- Source data
/---

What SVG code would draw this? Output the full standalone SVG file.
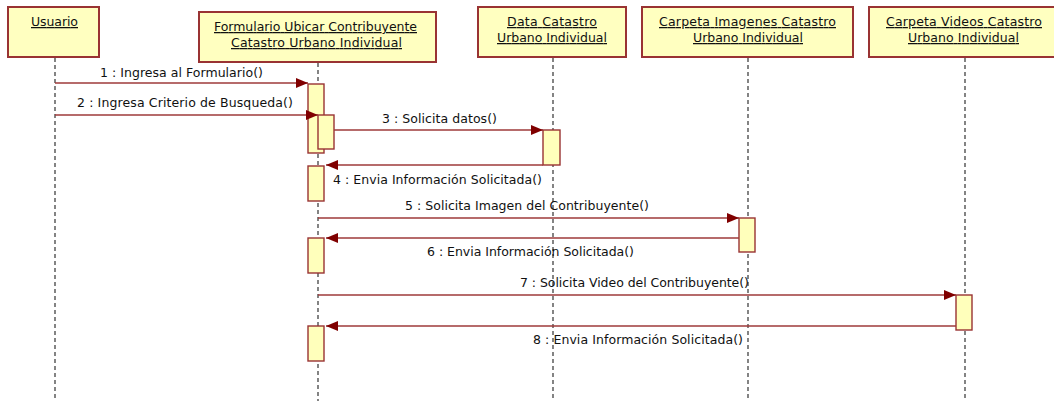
<svg xmlns="http://www.w3.org/2000/svg" width="1054" height="401" viewBox="0 0 1054 401">
  <style>
    .obj { fill: #FFFFC0; stroke: #993333; stroke-width: 2; }
    .act { fill: #FFFFBB; stroke: #993333; stroke-width: 1.4; }
    .life { stroke: #333333; stroke-width: 1.2; stroke-dasharray: 4 3; fill: none; }
    .msg { stroke: #9E3A3A; stroke-width: 1.5; fill: none; }
    .name { font-family: "DejaVu Sans", "Liberation Sans", sans-serif; font-size: 12.5px; fill: #111111; text-anchor: middle; text-decoration: underline; }
    .lbl { font-family: "DejaVu Sans", "Liberation Sans", sans-serif; font-size: 12.5px; fill: #111111; text-anchor: middle; }
  </style>
  <defs>
    <marker id="head" viewBox="0 0 12 10" refX="12" refY="5" markerWidth="12" markerHeight="10" markerUnits="userSpaceOnUse" orient="auto">
      <path d="M0,0 L12,5 L0,10 Z" fill="#800000"/>
    </marker>
  </defs>
  <rect width="1054" height="401" fill="#FFFFFF"/>

  <!-- lifelines -->
  <g id="lifelines">
    <line class="life" x1="55" y1="58" x2="55" y2="401"/>
    <line class="life" x1="318" y1="63" x2="318" y2="401"/>
    <line class="life" x1="553" y1="58" x2="553" y2="401"/>
    <line class="life" x1="748" y1="58" x2="748" y2="401"/>
    <line class="life" x1="965" y1="58" x2="965" y2="401"/>
  </g>

  <!-- objects -->
  <g id="usuario">
    <rect class="obj" x="8" y="7" width="91" height="50"/>
    <text class="name" x="54.5" y="26" textLength="47">Usuario</text>
  </g>
  <g id="formulario">
    <rect class="obj" x="199" y="12" width="237" height="50"/>
    <text class="name" x="315.5" y="31" textLength="203">Formulario Ubicar Contribuyente</text>
    <text class="name" x="316.5" y="47" textLength="171">Catastro Urbano Individual</text>
    <rect class="act" x="308" y="84" width="16" height="69"/>
    <rect class="act" x="318" y="115" width="16" height="34"/>
    <rect class="act" x="308" y="166" width="16" height="35"/>
    <rect class="act" x="308" y="238" width="16" height="35"/>
    <rect class="act" x="308" y="326" width="16" height="35"/>
  </g>
  <g id="data-catastro">
    <rect class="obj" x="478" y="7" width="148" height="50"/>
    <text class="name" x="552" y="26" textLength="90">Data Catastro</text>
    <text class="name" x="552" y="42" textLength="110">Urbano Individual</text>
    <rect class="act" x="543" y="130" width="17" height="35"/>
  </g>
  <g id="carpeta-imagenes">
    <rect class="obj" x="642" y="7" width="211" height="50"/>
    <text class="name" x="747.5" y="26" textLength="177">Carpeta Imagenes Catastro</text>
    <text class="name" x="748" y="42" textLength="110">Urbano Individual</text>
    <rect class="act" x="739" y="218" width="16" height="34"/>
  </g>
  <g id="carpeta-videos">
    <rect class="obj" x="869" y="7" width="192" height="50"/>
    <text class="name" x="964" y="26" textLength="156">Carpeta Videos Catastro</text>
    <text class="name" x="963.5" y="42" textLength="111">Urbano Individual</text>
    <rect class="act" x="956" y="295" width="16" height="35"/>
  </g>

  <!-- messages -->
  <g id="connectors">
    <line class="msg" x1="55" y1="83" x2="308" y2="83" marker-end="url(#head)"/>
    <line class="msg" x1="55" y1="115" x2="318" y2="115" marker-end="url(#head)"/>
    <line class="msg" x1="334" y1="130" x2="543" y2="130" marker-end="url(#head)"/>
    <line class="msg" x1="543" y1="165" x2="326" y2="165" marker-end="url(#head)"/>
    <line class="msg" x1="318" y1="218" x2="739" y2="218" marker-end="url(#head)"/>
    <line class="msg" x1="739" y1="238" x2="326" y2="238" marker-end="url(#head)"/>
    <line class="msg" x1="318" y1="295" x2="956" y2="295" marker-end="url(#head)"/>
    <line class="msg" x1="956" y1="326" x2="326" y2="326" marker-end="url(#head)"/>
    <text class="lbl" x="181.5" y="77" textLength="163">1 : Ingresa al Formulario()</text>
    <text class="lbl" x="185" y="107" textLength="216">2 : Ingresa Criterio de Busqueda()</text>
    <text class="lbl" x="439.5" y="123" textLength="115">3 : Solicita datos()</text>
    <text class="lbl" x="437.5" y="184" textLength="209">4 : Envia Información Solicitada()</text>
    <text class="lbl" x="527" y="210" textLength="244">5 : Solicita Imagen del Contribuyente()</text>
    <text class="lbl" x="530.5" y="256" textLength="207">6 : Envia Información Solicitada()</text>
    <text class="lbl" x="634.5" y="287" textLength="229">7 : Solicita Video del Contribuyente()</text>
    <text class="lbl" x="638" y="344" textLength="210">8 : Envia Información Solicitada()</text>
  </g>
</svg>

\---

- Work to complete
Set down the material above as is, without any pictures.

- Finished task
What SVG code would draw this? Output the full standalone SVG file.
<svg xmlns="http://www.w3.org/2000/svg" width="1054" height="401" viewBox="0 0 1054 401">
  <style>
    .obj { fill: #FFFFC0; stroke: #993333; stroke-width: 2; }
    .act { fill: #FFFFBB; stroke: #993333; stroke-width: 1.4; }
    .life { stroke: #333333; stroke-width: 1.2; stroke-dasharray: 4 3; fill: none; }
    .msg { stroke: #9E3A3A; stroke-width: 1.5; fill: none; }
    .name { font-family: "DejaVu Sans", "Liberation Sans", sans-serif; font-size: 12.5px; fill: #111111; text-anchor: middle; text-decoration: underline; }
    .lbl { font-family: "DejaVu Sans", "Liberation Sans", sans-serif; font-size: 12.5px; fill: #111111; text-anchor: middle; }
  </style>
  <defs>
    <marker id="head" viewBox="0 0 12 10" refX="12" refY="5" markerWidth="12" markerHeight="10" markerUnits="userSpaceOnUse" orient="auto">
      <path d="M0,0 L12,5 L0,10 Z" fill="#800000"/>
    </marker>
  </defs>
  <rect width="1054" height="401" fill="#FFFFFF"/>

  <!-- lifelines -->
  <g id="lifelines">
    <line class="life" x1="55" y1="58" x2="55" y2="401"/>
    <line class="life" x1="318" y1="63" x2="318" y2="401"/>
    <line class="life" x1="553" y1="58" x2="553" y2="401"/>
    <line class="life" x1="748" y1="58" x2="748" y2="401"/>
    <line class="life" x1="965" y1="58" x2="965" y2="401"/>
  </g>

  <!-- objects -->
  <g id="usuario">
    <rect class="obj" x="8" y="7" width="91" height="50"/>
    <text class="name" x="54.5" y="26" textLength="47">Usuario</text>
  </g>
  <g id="formulario">
    <rect class="obj" x="199" y="12" width="237" height="50"/>
    <text class="name" x="315.5" y="31" textLength="203">Formulario Ubicar Contribuyente</text>
    <text class="name" x="316.5" y="47" textLength="171">Catastro Urbano Individual</text>
    <rect class="act" x="308" y="84" width="16" height="69"/>
    <rect class="act" x="318" y="115" width="16" height="34"/>
    <rect class="act" x="308" y="166" width="16" height="35"/>
    <rect class="act" x="308" y="238" width="16" height="35"/>
    <rect class="act" x="308" y="326" width="16" height="35"/>
  </g>
  <g id="data-catastro">
    <rect class="obj" x="478" y="7" width="148" height="50"/>
    <text class="name" x="552" y="26" textLength="90">Data Catastro</text>
    <text class="name" x="552" y="42" textLength="110">Urbano Individual</text>
    <rect class="act" x="543" y="130" width="17" height="35"/>
  </g>
  <g id="carpeta-imagenes">
    <rect class="obj" x="642" y="7" width="211" height="50"/>
    <text class="name" x="747.5" y="26" textLength="177">Carpeta Imagenes Catastro</text>
    <text class="name" x="748" y="42" textLength="110">Urbano Individual</text>
    <rect class="act" x="739" y="218" width="16" height="34"/>
  </g>
  <g id="carpeta-videos">
    <rect class="obj" x="869" y="7" width="192" height="50"/>
    <text class="name" x="964" y="26" textLength="156">Carpeta Videos Catastro</text>
    <text class="name" x="963.5" y="42" textLength="111">Urbano Individual</text>
    <rect class="act" x="956" y="295" width="16" height="35"/>
  </g>

  <!-- messages -->
  <g id="connectors">
    <line class="msg" x1="55" y1="83" x2="308" y2="83" marker-end="url(#head)"/>
    <line class="msg" x1="55" y1="115" x2="318" y2="115" marker-end="url(#head)"/>
    <line class="msg" x1="334" y1="130" x2="543" y2="130" marker-end="url(#head)"/>
    <line class="msg" x1="543" y1="165" x2="326" y2="165" marker-end="url(#head)"/>
    <line class="msg" x1="318" y1="218" x2="739" y2="218" marker-end="url(#head)"/>
    <line class="msg" x1="739" y1="238" x2="326" y2="238" marker-end="url(#head)"/>
    <line class="msg" x1="318" y1="295" x2="956" y2="295" marker-end="url(#head)"/>
    <line class="msg" x1="956" y1="326" x2="326" y2="326" marker-end="url(#head)"/>
    <text class="lbl" x="181.5" y="77" textLength="163">1 : Ingresa al Formulario()</text>
    <text class="lbl" x="185" y="107" textLength="216">2 : Ingresa Criterio de Busqueda()</text>
    <text class="lbl" x="439.5" y="123" textLength="115">3 : Solicita datos()</text>
    <text class="lbl" x="437.5" y="184" textLength="209">4 : Envia Información Solicitada()</text>
    <text class="lbl" x="527" y="210" textLength="244">5 : Solicita Imagen del Contribuyente()</text>
    <text class="lbl" x="530.5" y="256" textLength="207">6 : Envia Información Solicitada()</text>
    <text class="lbl" x="634.5" y="287" textLength="229">7 : Solicita Video del Contribuyente()</text>
    <text class="lbl" x="638" y="344" textLength="210">8 : Envia Información Solicitada()</text>
  </g>
</svg>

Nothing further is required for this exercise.